Nearly twenty years after this report was made, and when the fair had ceased to exist, Mr. Henry Morley, searching among the Guildhall archives for information on the subject, found that the fair originated at an earlier date than had hitherto been supposed; and that the original charter was granted by Henry I. in 1133 to Prior Rayer, by whom the monastery of St. Bartholomew was founded. Rayer whose name was Latinised into Raherus, and has been Anglicised by modern writers into Rahere, was originally the King’s jester, and a great favourite of his royal master, who, on his becoming an Augustine monk, and, founding the priory of St. Bartholomew, rewarded him with the grant of the rents and tolls arising out of the fair for the benefit of the brotherhood. The prior was so zealous for the good of the monastery that, perhaps also because he retained a hankering after the business of his former profession, he is said to have annually gone into the fair, and exhibited his skill as a juggler, giving the largesses which he received from the spectators to the treasury of the convent.

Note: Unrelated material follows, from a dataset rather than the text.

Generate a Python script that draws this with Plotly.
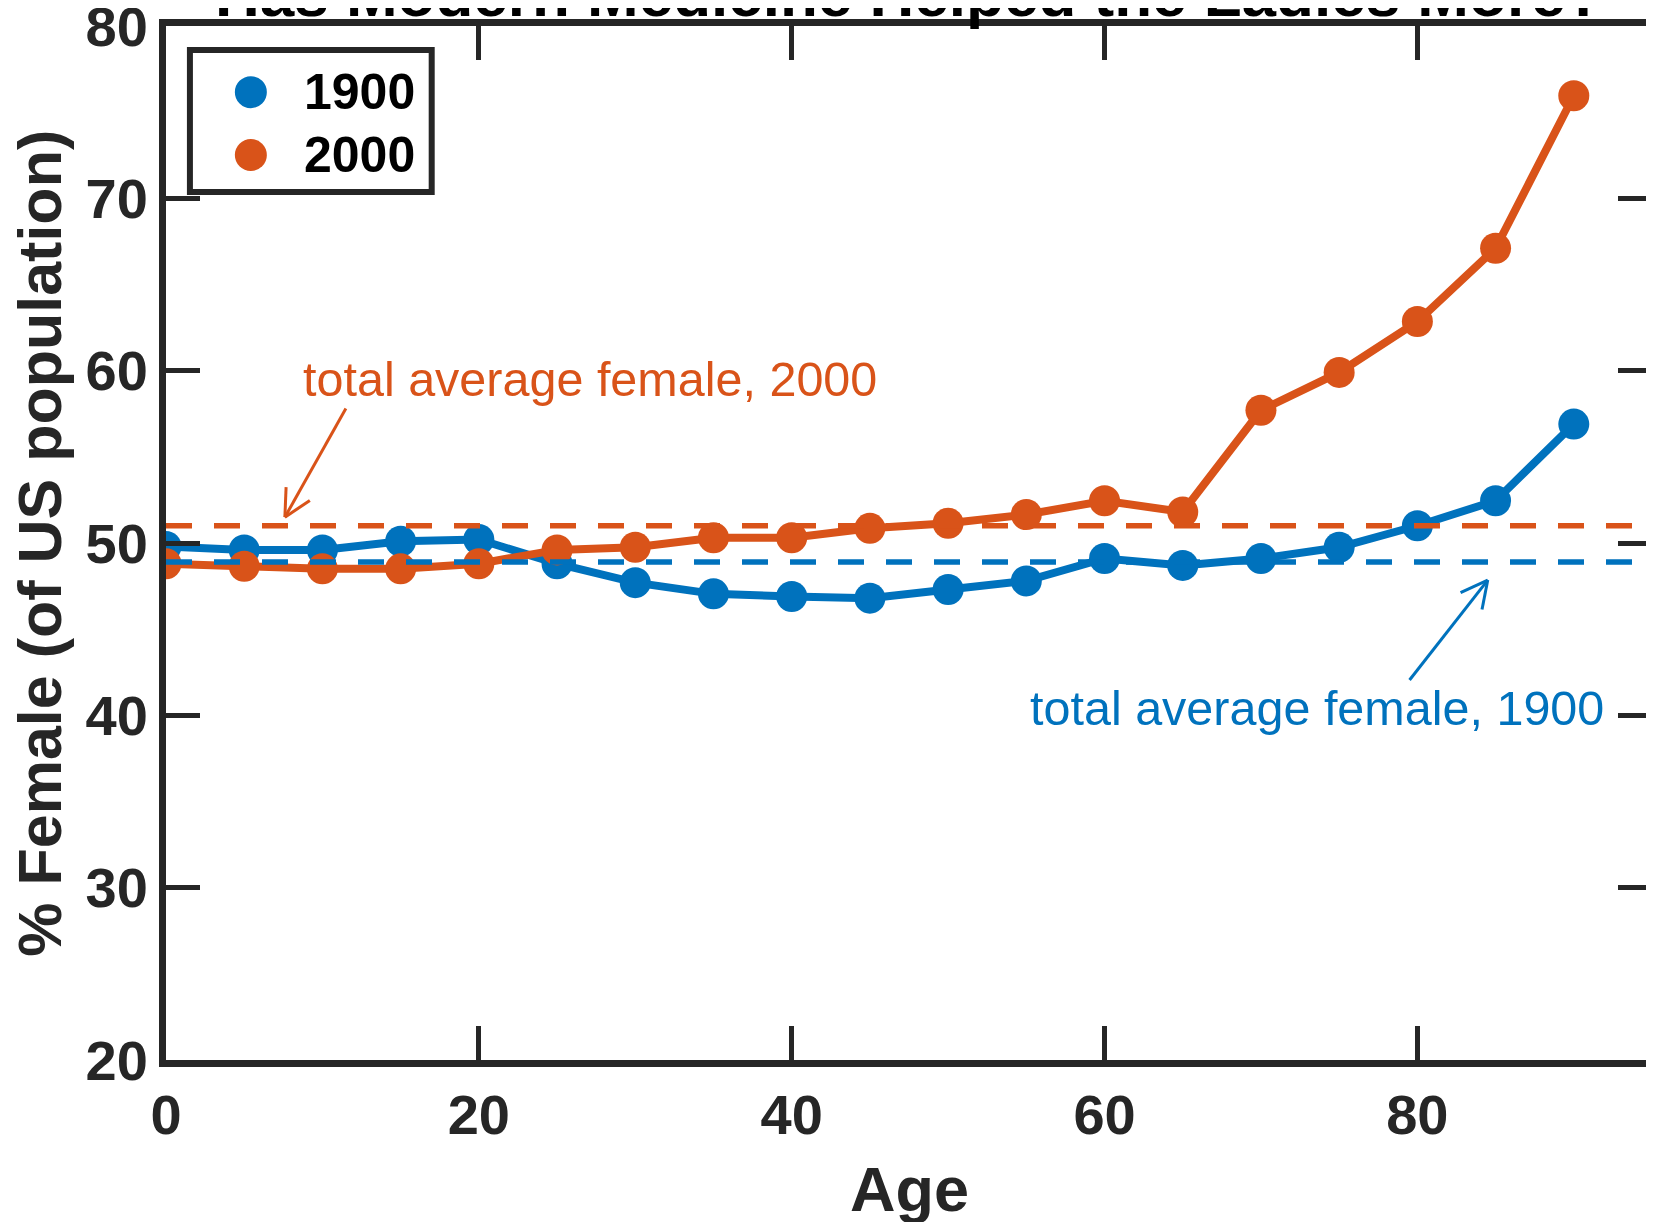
import numpy as np
import plotly.graph_objects as go

# DATA ------------------------------------------------------------------------
ages = [0, 5, 10, 15, 20, 25, 30, 35, 40, 45, 50, 55, 60, 65, 70, 75, 80, 85, 90]
female_1900 = [49.8, 49.6, 49.6, 50.1, 50.2, 48.8, 47.7, 47.05, 46.9, 46.8, 47.3, 47.8,
               49.1, 48.7, 49.1, 49.75, 51.0, 52.45, 56.9]
female_2000 = [48.8, 48.65, 48.5, 48.5, 48.8, 49.6, 49.75, 50.3, 50.3, 50.85, 51.15, 51.65,
               52.45, 51.8, 57.7, 59.9, 62.85, 67.1, 75.95]
avg_1900 = 48.9
avg_2000 = 51.0

x_range = [0, 95]
y_range = [20, 80]
x_ticks = [0, 20, 40, 60, 80]
y_ticks = [20, 30, 40, 50, 60, 70, 80]

# annotation text anchors and arrows (tail -> head), data units
label_2000 = dict(text="total average female, 2000", x=8.6, y=59.5)
label_1900 = dict(text="total average female, 1900", x=55.1, y=40.4)
arrow_2000 = [(11.5, 57.8), (7.6, 51.5)]
arrow_1900 = [(79.5, 42.05), (84.5, 47.85)]

# STYLE -----------------------------------------------------------------------
BLUE = '#0072BD'
ORANGE = '#D95319'
AXIS = '#262626'
FONT = 'Liberation Sans, Arial, sans-serif'

# page body adds an 8px margin, so the figure is 8px smaller than the window
W, H = 1646, 1214
M = dict(l=158, r=2, t=18, b=162)
plot_w = W - M['l'] - M['r']
plot_h = H - M['t'] - M['b']
sx = plot_w / (x_range[1] - x_range[0])   # px per data unit
sy = plot_h / (y_range[1] - y_range[0])


def arrow_xy(tail, head, wing_px=30, angle_deg=27):
    # shaft plus an open V head, computed in pixel space and mapped back to data
    (x0, y0), (x1, y1) = tail, head
    dx, dy = (x0 - x1) * sx, (y0 - y1) * sy
    n = np.hypot(dx, dy)
    ux, uy = dx / n, dy / n
    xs, ys = [x0, x1, None], [y0, y1, None]
    for a in (np.radians(angle_deg), -np.radians(angle_deg)):
        wx = ux * np.cos(a) - uy * np.sin(a)
        wy = ux * np.sin(a) + uy * np.cos(a)
        xs += [x1 + wx * wing_px / sx, x1, None]
        ys += [y1 + wy * wing_px / sy, y1, None]
    return xs, ys


fig = go.Figure()

# data series
for vals, col, name in [(female_1900, BLUE, '1900'), (female_2000, ORANGE, '2000')]:
    fig.add_trace(go.Scatter(
        x=ages, y=vals, mode='lines+markers', name=name, showlegend=False,
        line=dict(color=col, width=8),
        marker=dict(color=col, size=31),
    ))

# average reference lines
for avg, col in [(avg_2000, ORANGE), (avg_1900, BLUE)]:
    fig.add_trace(go.Scatter(
        x=x_range, y=[avg, avg], mode='lines', showlegend=False, hoverinfo='skip',
        line=dict(color=col, width=5.5, dash='26px,22px'),
    ))

# arrows
for (tail, head), col in [(arrow_2000, ORANGE), (arrow_1900, BLUE)]:
    ax_, ay_ = arrow_xy(tail, head)
    fig.add_trace(go.Scatter(x=ax_, y=ay_, mode='lines', showlegend=False,
                             hoverinfo='skip', line=dict(color=col, width=3)))

# text labels
for lab, col in [(label_2000, ORANGE), (label_1900, BLUE)]:
    fig.add_annotation(x=lab['x'], y=lab['y'], text=lab['text'], showarrow=False,
                       xanchor='left', yanchor='middle',
                       font=dict(family=FONT, size=48.5, color=col))

# axis titles and (clipped) plot title
fig.add_annotation(xref='paper', yref='paper', x=-0.085, y=0.5, text='<b>% Female (of US population)</b>',
                   textangle=-90, showarrow=False, xanchor='center', yanchor='middle',
                   font=dict(family=FONT, size=61, color=AXIS))
fig.add_annotation(xref='paper', yref='paper', x=0.5, y=-0.089, text='<b>Age</b>',
                   showarrow=False, xanchor='center', yanchor='top',
                   font=dict(family=FONT, size=63, color=AXIS))
fig.add_annotation(xref='paper', yref='paper', x=0.5, y=1.0, yshift=-4,
                   text='<b>Has Modern Medicine Helped the Ladies More?</b>',
                   showarrow=False, xanchor='center', yanchor='bottom', borderpad=0,
                   font=dict(family=FONT, size=62, color='black'))

# hand-built legend (plotly caps legend marker size)
leg_box = dict(x0=0.0161, x1=0.1788, y0=0.8395, y1=0.9768)
fig.add_shape(type='rect', xref='paper', yref='paper', **leg_box,
              line=dict(color=AXIS, width=6), fillcolor='white', layer='above')
for yy, col, name in [(0.936, BLUE, '1900'), (0.8752, ORANGE, '2000')]:
    fig.add_shape(type='circle', xref='paper', yref='paper', xsizemode='pixel', ysizemode='pixel',
                  xanchor=0.0571, yanchor=yy, x0=-16, x1=16, y0=-16, y1=16,
                  fillcolor=col, line=dict(width=0), layer='above')
    fig.add_annotation(xref='paper', yref='paper', x=0.1687, y=yy, text=f'<b>{name}</b>',
                       showarrow=False, xanchor='right', yanchor='middle',
                       font=dict(family=FONT, size=50, color='black'))

axis_common = dict(showgrid=False, zeroline=False, showline=True, linewidth=7, linecolor=AXIS,
                   mirror='ticks', ticks='inside', ticklen=34, tickwidth=5, tickcolor=AXIS,
                   tickfont=dict(family=FONT, size=56, color=AXIS), fixedrange=True,
                   automargin=False, ticklabeloverflow='allow')

fig.update_layout(
    width=W, height=H, margin=M,
    paper_bgcolor='white', plot_bgcolor='white',
    showlegend=False,
    xaxis=dict(range=x_range, tickvals=x_ticks, ticktext=[f'<b>{t}</b>' for t in x_ticks], **axis_common),
    yaxis=dict(range=y_range, tickvals=y_ticks, ticktext=[f'<b>{t}</b>' for t in y_ticks], **axis_common),
)

fig.write_html("out.html")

It was admitted by the report of 1840 that documents in the office of the City solicitor afforded evidence of conflicting opinions on the subject in former times; and it seems probable that the belief in the two charters attributed to Henry II. and the dual character of the fair had its origin in the disputes which arose from time to time, during the thirteenth, fourteenth, and fifteenth centuries, between the civic and monastic authorities as to the right to the tolls payable on goods carried into that portion of the fair which was held in Smithfield, beyond the precincts of the priory. The latter claimed these, on the ground of the grant of the fair; the City claimed them, on the ground that the land belonged to the corporation. The dispute was a natural one, whether Henry II. had granted the Smithfield tolls to the City or not; and there is evidence on record that it arose again and again, until the dissolution of monasteries at the Reformation finally settled it by disposing of one of the parties.